----- THE INPUT -----

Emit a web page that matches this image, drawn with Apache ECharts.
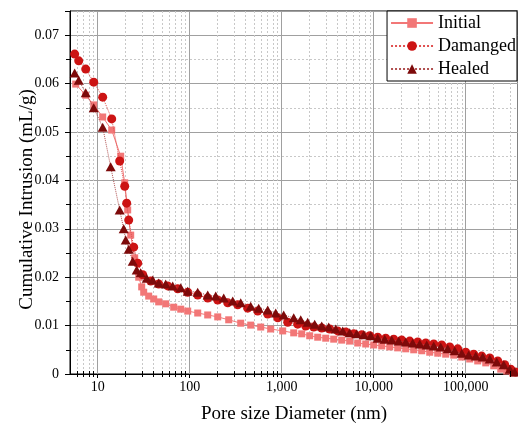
<!DOCTYPE html>
<html><head><meta charset="utf-8">
<script src="https://cdn.jsdelivr.net/npm/echarts@6/dist/echarts.min.js"></script>
<style>html,body{margin:0;padding:0;background:#fff}#c{width:518px;height:432px}</style>
</head><body><div id="c"></div>
<script>
// ---- Data ----
const seriesNames = ['Initial', 'Damanged', 'Healed'];

const initialDiameter = [5.77, 7.41, 9.05, 11.33, 14.2, 17.78, 19.66, 21.19, 22.84, 25.25, 27.91, 30.08, 31.62, 35.84, 40.62, 46.03, 54.83, 67.01, 79.87, 95.13, 122.2, 156.9, 201.6, 265.4, 358.4, 460.3, 591.2, 759.3, 1025, 1350, 1650, 2015, 2462, 3009, 3675, 4490, 5485, 6701, 8185, 10000, 12218, 14925, 18239, 22280, 27214, 33250, 40616, 49630, 60610, 74070, 90490, 110500, 135000, 165000, 201600, 240200, 279100, 324300];
const initialIntrusion = [0.0599, 0.0576, 0.0556, 0.0531, 0.0504, 0.0450, 0.0395, 0.0339, 0.0287, 0.0240, 0.0200, 0.0180, 0.0169, 0.0161, 0.0155, 0.0149, 0.0145, 0.0138, 0.0134, 0.0130, 0.0126, 0.0122, 0.0118, 0.0112, 0.0105, 0.0101, 0.0097, 0.0093, 0.0089, 0.0085, 0.0083, 0.0079, 0.0076, 0.0074, 0.0072, 0.0070, 0.0068, 0.0064, 0.0062, 0.0060, 0.0058, 0.0056, 0.0054, 0.0052, 0.0050, 0.0048, 0.0045, 0.0043, 0.0041, 0.0039, 0.0035, 0.0031, 0.0027, 0.0023, 0.0017, 0.0010, 0.0006, 0.0002];

const damagedDiameter = [5.62, 6.22, 7.41, 9.05, 11.33, 14.2, 17.34, 19.66, 20.66, 21.73, 24.62, 27.22, 30.84, 37.69, 46.03, 57.68, 74.07, 95.13, 122.2, 156.9, 201.6, 258.8, 332.4, 427.0, 548.3, 704.5, 904.8, 1162, 1492, 1824, 2227, 2722, 3325, 4062, 4963, 6063, 7406, 9049, 11053, 13503, 16502, 20160, 24625, 30083, 36750, 44900, 54840, 67010, 81850, 100000, 122200, 149300, 182400, 222800, 265400, 308400, 349600];
const damagedIntrusion = [0.0661, 0.0647, 0.0630, 0.0603, 0.0572, 0.0527, 0.0440, 0.0388, 0.0353, 0.0318, 0.0262, 0.0229, 0.0205, 0.0192, 0.0186, 0.0182, 0.0176, 0.0169, 0.0163, 0.0157, 0.0153, 0.0147, 0.0143, 0.0136, 0.0130, 0.0124, 0.0116, 0.0107, 0.0103, 0.0099, 0.0097, 0.0095, 0.0093, 0.0089, 0.0087, 0.0083, 0.0081, 0.0079, 0.0076, 0.0074, 0.0072, 0.0070, 0.0068, 0.0066, 0.0064, 0.0062, 0.0060, 0.0056, 0.0052, 0.0045, 0.0041, 0.0037, 0.0033, 0.0027, 0.0019, 0.0010, 0.0004];

const healedDiameter = [5.62, 6.22, 7.41, 9.05, 11.33, 13.84, 17.34, 19.17, 20.16, 21.73, 24.02, 26.54, 29.34, 34.09, 39.62, 46.03, 54.83, 65.34, 79.87, 95.13, 122.2, 156.9, 191.7, 234.2, 293.4, 358.4, 460.3, 562.3, 704.5, 860.6, 1051, 1350, 1609, 1917, 2284, 2722, 3243, 3864, 4603, 5485, 6536, 7787, 9278, 11053, 13173, 15696, 18700, 22280, 26540, 31623, 37674, 44900, 53500, 63730, 75930, 90490, 107800, 128500, 153000, 182400, 217300, 258800, 300900, 341000];
const healedIntrusion = [0.0622, 0.0607, 0.0581, 0.0550, 0.0510, 0.0428, 0.0339, 0.0300, 0.0277, 0.0258, 0.0233, 0.0215, 0.0209, 0.0198, 0.0194, 0.0188, 0.0186, 0.0182, 0.0178, 0.0171, 0.0169, 0.0163, 0.0161, 0.0157, 0.0151, 0.0147, 0.0140, 0.0136, 0.0132, 0.0126, 0.0122, 0.0116, 0.0112, 0.0107, 0.0103, 0.0099, 0.0097, 0.0093, 0.0089, 0.0085, 0.0083, 0.0081, 0.0079, 0.0074, 0.0072, 0.0070, 0.0068, 0.0066, 0.0064, 0.0062, 0.0060, 0.0058, 0.0056, 0.0052, 0.0048, 0.0043, 0.0039, 0.0037, 0.0035, 0.0031, 0.0025, 0.0019, 0.0010, 0.0004];

const xAxisTitle = 'Pore size Diameter (nm)';
const yAxisTitle = 'Cumulative Intrusion (mL/g)';

// ---- Chart ----
const FONT = 'Liberation Serif';
const pair = (xs, ys) => xs.map((x, i) => [x, ys[i]]);
const chart = echarts.init(document.getElementById('c'), null, {renderer: 'canvas'});

const option = {
  animation: false,
  backgroundColor: '#fff',
  grid: {left: 70, right: 0, top: 11, bottom: 58, containLabel: false, outerBoundsMode: 'none',
    show: true, borderColor: '#000', borderWidth: 1, backgroundColor: 'transparent'},
  legend: {
    data: seriesNames,
    orient: 'vertical', right: 1, top: 11,
    backgroundColor: '#fff', borderColor: '#000', borderWidth: 1,
    padding: [3, 1, 3, 3], itemGap: 5, itemWidth: 42, itemHeight: 12,
    textStyle: {fontFamily: FONT, fontSize: 18, color: '#000'}
  },
  xAxis: {
    type: 'log', logBase: 10, min: 5, max: 370000,
    name: xAxisTitle, nameLocation: 'middle', nameGap: 31, nameMoveOverlap: false,
    nameTextStyle: {fontFamily: FONT, fontSize: 19, color: '#000'},
    axisLine: {lineStyle: {color: '#000', width: 1}},
    axisTick: {show: true, inside: false, length: 4, lineStyle: {color: '#000'}},
    axisLabel: {fontFamily: FONT, fontSize: 14, color: '#000', margin: 6, showMinLabel: false, showMaxLabel: false,
      formatter: v => Math.round(v).toLocaleString('en-US')},
    splitLine: {show: true, lineStyle: {color: '#a0a0a0', width: 1}}
  },
  yAxis: {
    type: 'value', min: 0, max: 0.075, interval: 0.01,
    name: yAxisTitle, nameLocation: 'middle', nameGap: 33, nameMoveOverlap: false,
    nameTextStyle: {fontFamily: FONT, fontSize: 19, color: '#000', padding: [0, 14, 0, 0]},
    axisLine: {show: true, lineStyle: {color: '#000', width: 1}},
    axisTick: {show: true, inside: false, length: 5, lineStyle: {color: '#000'}},
    minorTick: {show: true, splitNumber: 2, length: 4, lineStyle: {color: '#000'}},
    axisLabel: {fontFamily: FONT, fontSize: 14, color: '#000', margin: 11, showMaxLabel: false},
    splitLine: {show: true, lineStyle: {color: '#a0a0a0', width: 1}},
    minorSplitLine: {show: true, lineStyle: {color: '#c8c8c8', width: 1, type: [2, 2]}}
  },
  series: [
    {name: seriesNames[0], type: 'line', data: pair(initialDiameter, initialIntrusion),
      symbol: 'rect', symbolSize: 7, showSymbol: true, color: '#f27777',
      itemStyle: {color: '#f27777'}, lineStyle: {color: '#f27777', width: 1, type: 'solid'}, z: 2},
    {name: seriesNames[1], type: 'line', data: pair(damagedDiameter, damagedIntrusion),
      symbol: 'circle', symbolSize: 9, showSymbol: true, color: '#cc1414',
      itemStyle: {color: '#cc1414'}, lineStyle: {color: '#e05050', width: 1, type: 'dotted'}, z: 3},
    {name: seriesNames[2], type: 'line', data: pair(healedDiameter, healedIntrusion),
      symbol: 'triangle', symbolSize: [10, 9], showSymbol: true, color: '#7d0a0a',
      itemStyle: {color: '#7d0a0a'}, lineStyle: {color: '#b05050', width: 1, type: 'dotted'}, z: 4}
  ]
};
chart.setOption(option);

// minor decade grid lines and ticks (2..9 x 10^n) placed through the axis scale
const minorVals = [];
for (let p = 0; p <= 5; p++) for (let k = 2; k <= 9; k++) {
  const v = k * Math.pow(10, p);
  if (v > 5 && v < 370000) minorVals.push(v);
}
const yTop = chart.convertToPixel({yAxisIndex: 0}, 0.075);
const yBot = chart.convertToPixel({yAxisIndex: 0}, 0);
const els = [];
minorVals.forEach(v => {
  const px = Math.round(chart.convertToPixel({xAxisIndex: 0}, v)) + 0.5;
  els.push({type: 'line', silent: true, z: 0, shape: {x1: px, y1: yTop, x2: px, y2: yBot},
    style: {stroke: '#c8c8c8', lineWidth: 1, lineDash: [2, 2]}});
  els.push({type: 'line', silent: true, z: 5, shape: {x1: px, y1: yBot - 3, x2: px, y2: yBot + 3},
    style: {stroke: '#000', lineWidth: 1}});
});
chart.setOption({graphic: els});
</script>
</body></html>
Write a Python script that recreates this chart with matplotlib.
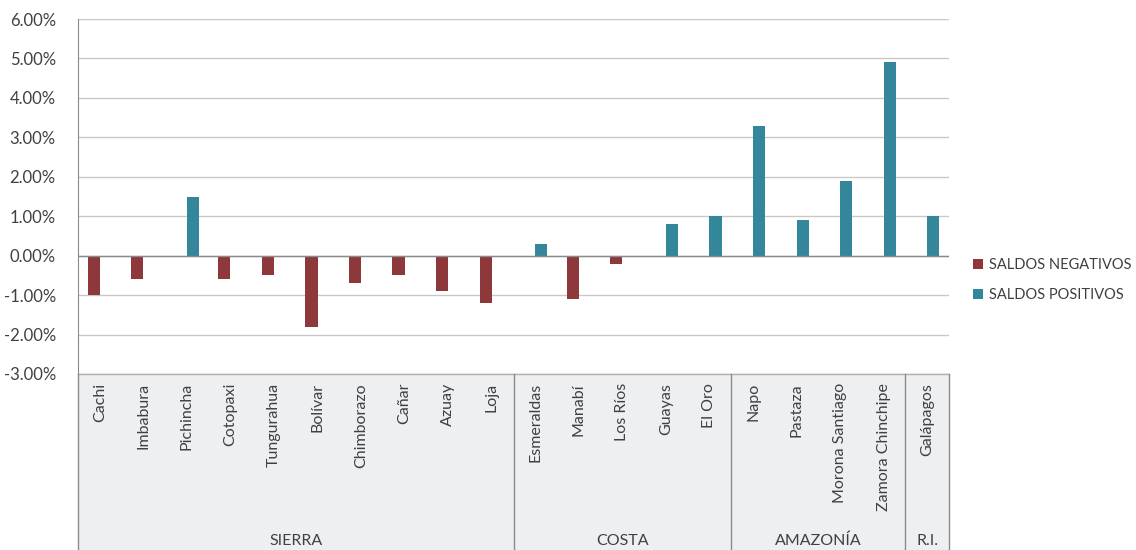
import matplotlib.pyplot as plt
import matplotlib.transforms as mtransforms
from matplotlib.patches import Rectangle
from matplotlib.ticker import FuncFormatter
import numpy as np

plt.rcParams['font.family'] = ['Lato', 'DejaVu Sans']

provincias = ['Cachi', 'Imbabura', 'Pichincha', 'Cotopaxi', 'Tungurahua', 'Bolívar',
              'Chimborazo', 'Cañar', 'Azuay', 'Loja',
              'Esmeraldas', 'Manabí', 'Los Ríos', 'Guayas', 'El Oro',
              'Napo', 'Pastaza', 'Morona Santiago', 'Zamora Chinchipe',
              'Galápagos']
saldos_negativos = [-1.0, -0.6, 0.0, -0.6, -0.5, -1.8, -0.7, -0.5, -0.9, -1.2,
                    0.0, -1.1, -0.2, 0.0, 0.0,
                    0.0, 0.0, 0.0, 0.0,
                    0.0]
saldos_positivos = [0.0, 0.0, 1.5, 0.0, 0.0, 0.0, 0.0, 0.0, 0.0, 0.0,
                    0.3, 0.0, 0.0, 0.8, 1.0,
                    3.3, 0.9, 1.9, 4.9,
                    1.0]
regiones = ['SIERRA', 'COSTA', 'AMAZONÍA', 'R.I.']
n_por_region = [10, 5, 4, 1]

rojo = '#8e383c'
azul = '#34869b'
texto = '#404040'
gris = '#c8c8c8'

fig = plt.figure(figsize=(11.36, 5.5), dpi=100)
ax = fig.add_axes([78 / 1136, 1 - 374 / 550, (949 - 78) / 1136, 355 / 550])

x = np.arange(len(provincias))
w = 0.28
ax.bar(x - w / 2, saldos_negativos, w, color=rojo, label='SALDOS NEGATIVOS', zorder=3)
ax.bar(x + w / 2, saldos_positivos, w, color=azul, label='SALDOS POSITIVOS', zorder=3)

ax.set_xlim(-0.5, len(provincias) - 0.5)
ax.set_ylim(-3, 6)
ax.set_yticks(np.arange(-3, 7, 1))
ax.yaxis.set_major_formatter(FuncFormatter(lambda v, p: f'{v:.2f}%'))
ax.tick_params(axis='y', length=0, labelsize=12, labelcolor=texto, pad=16)
ax.set_xticks([])
ax.grid(axis='y', color=gris, lw=1, zorder=0)
ax.axhline(0, color='#8a8a8a', lw=1, zorder=4)
for s in ['top', 'right', 'bottom']:
    ax.spines[s].set_visible(False)
ax.spines['left'].set_color('#8a8a8a')

# franja de etiquetas
trans = mtransforms.blended_transform_factory(ax.transData, ax.transAxes)
band_h = 176 / 355
ax.add_patch(Rectangle((-0.5, -band_h), len(provincias), band_h, transform=trans,
                       facecolor='#eeeff1', edgecolor='none', clip_on=False, zorder=0))
ax.plot([-0.5, len(provincias) - 0.5], [0, 0], transform=trans, color='#b0b0b0',
        lw=1, clip_on=False)
bordes = np.concatenate([[0], np.cumsum(n_por_region)]) - 0.5
for b in bordes:
    ax.plot([b, b], [-band_h, 0], transform=trans, color='#8a8a8a', lw=1, clip_on=False)

for xi, nombre in zip(x, provincias):
    ax.text(xi, -9 / 355, nombre, transform=trans, rotation=90, ha='center', va='top',
            fontsize=11.5, color=texto)

for i, reg in enumerate(regiones):
    centro = (bordes[i] + bordes[i + 1]) / 2
    ax.text(centro, -167 / 355, reg, transform=trans, ha='center', va='center',
            fontsize=11.5, color=texto)

ax.legend(loc='center left', bbox_to_anchor=(1.012, 0.265), frameon=False,
          handlelength=0.7, handleheight=0.7, handletextpad=0.4, labelspacing=1.1,
          fontsize=10.5, labelcolor=texto)

fig.savefig('out.png', dpi=100)
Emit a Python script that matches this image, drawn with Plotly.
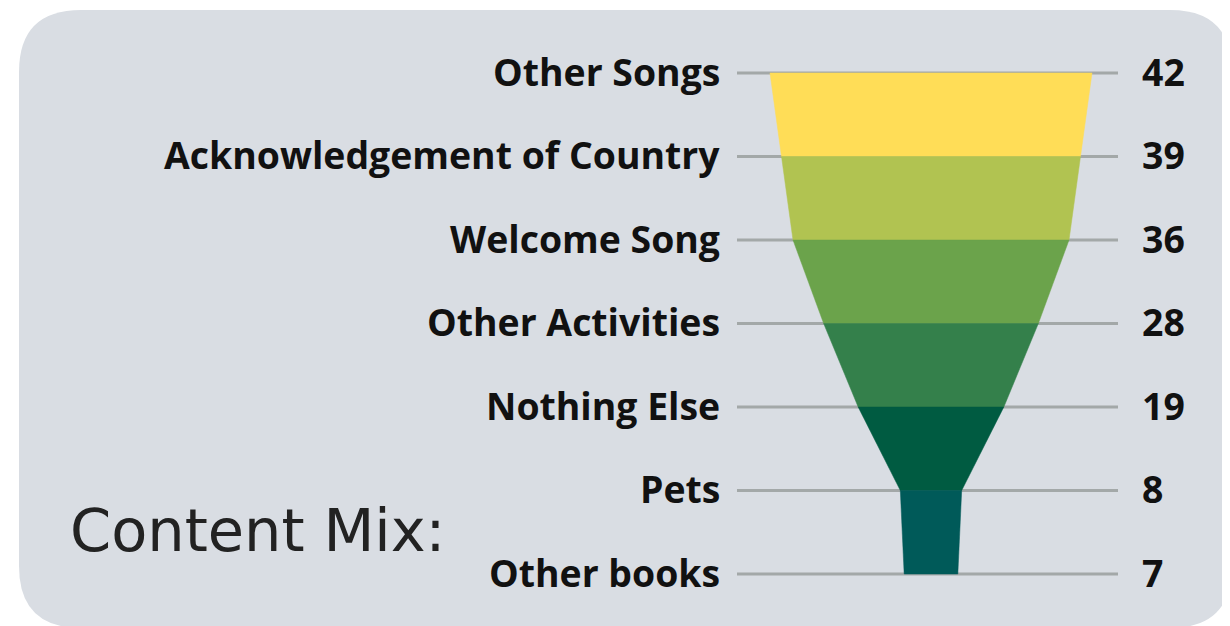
import plotly.graph_objects as go

categories = ["Other Songs", "Acknowledgement of Country", "Welcome Song",
              "Other Activities", "Nothing Else", "Pets", "Other books"]
values = [42, 39, 36, 28, 19, 8, 7]
segment_colors = ["#FFDD57", "#B1C351", "#6BA34B", "#34804B", "#005B41", "#005A59"]
title_text = "Content Mix:"

OFF = 8  # default page body margin
W, H = 1230 - OFF, 626 - OFF
px_per_unit = 322 / 42
center_px = 931 - OFF
y0_px, dy_px = 73 - OFF, 83.5


def px(x):
    return (x - OFF) / W


def py(y):
    return 1 - (y - OFF) / H


fig = go.Figure()

for i in range(len(values) - 1):
    a, b = values[i] / 2, values[i + 1] / 2
    fig.add_trace(go.Scatter(
        x=[-a, a, b, -b, -a], y=[i, i, i + 1, i + 1, i],
        fill="toself", fillcolor=segment_colors[i], mode="lines",
        line=dict(width=0.5, color=segment_colors[i]),
        hoverinfo="skip", showlegend=False))

# rounded background rectangle (paper coords)
x0, x1, yt, yb, r = px(19), px(1232), py(10), py(628), 62
rx, ry = r / W, r / H
path = (f"M {x0+rx},{yt} L {x1-rx},{yt} Q {x1},{yt} {x1},{yt-ry} "
        f"L {x1},{yb+ry} Q {x1},{yb} {x1-rx},{yb} L {x0+rx},{yb} "
        f"Q {x0},{yb} {x0},{yb+ry} L {x0},{yt-ry} Q {x0},{yt} {x0+rx},{yt} Z")
shapes = [dict(type="path", path=path, xref="paper", yref="paper",
               fillcolor="#D9DDE3", line=dict(width=0), layer="below")]
annotations = []
label_font = dict(family="Open Sans", size=37.4, color="#111111", weight="bold")
for i, (c, v) in enumerate(zip(categories, values)):
    shapes.append(dict(type="line", xref="paper", yref="y", x0=px(737), x1=px(1118),
                       y0=i, y1=i, line=dict(color="#A3A8A8", width=3), layer="below"))
    annotations.append(dict(text=c, xref="paper", yref="y", x=px(722), y=i - 0.02,
                            xanchor="right", yanchor="middle", showarrow=False,
                            font=label_font))
    annotations.append(dict(text=str(v), xref="paper", yref="y", x=px(1140), y=i - 0.02,
                            xanchor="left", yanchor="middle", showarrow=False,
                            font=label_font))

annotations.append(dict(text=title_text, xref="paper", yref="paper", x=px(68), y=py(530),
                        xanchor="left", yanchor="middle", showarrow=False,
                        font=dict(family="DejaVu Sans", size=59, color="#222222")))

fig.update_layout(
    width=W, height=H, margin=dict(l=0, r=0, t=0, b=0),
    paper_bgcolor="white", plot_bgcolor="rgba(0,0,0,0)",
    xaxis=dict(range=[-center_px / px_per_unit, (W - center_px) / px_per_unit],
               visible=False, fixedrange=True),
    yaxis=dict(range=[(H - y0_px) / dy_px, -y0_px / dy_px], visible=False, fixedrange=True),
    shapes=shapes, annotations=annotations,
)

fig.write_html("out.html")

-----

List all lines holding the string "with".

Emit a web page that matches this image, drawn with Apache ECharts.
Write a Python script that recreates this chart with matplotlib.
Emit a Python script that matches this image, drawn with Plotly.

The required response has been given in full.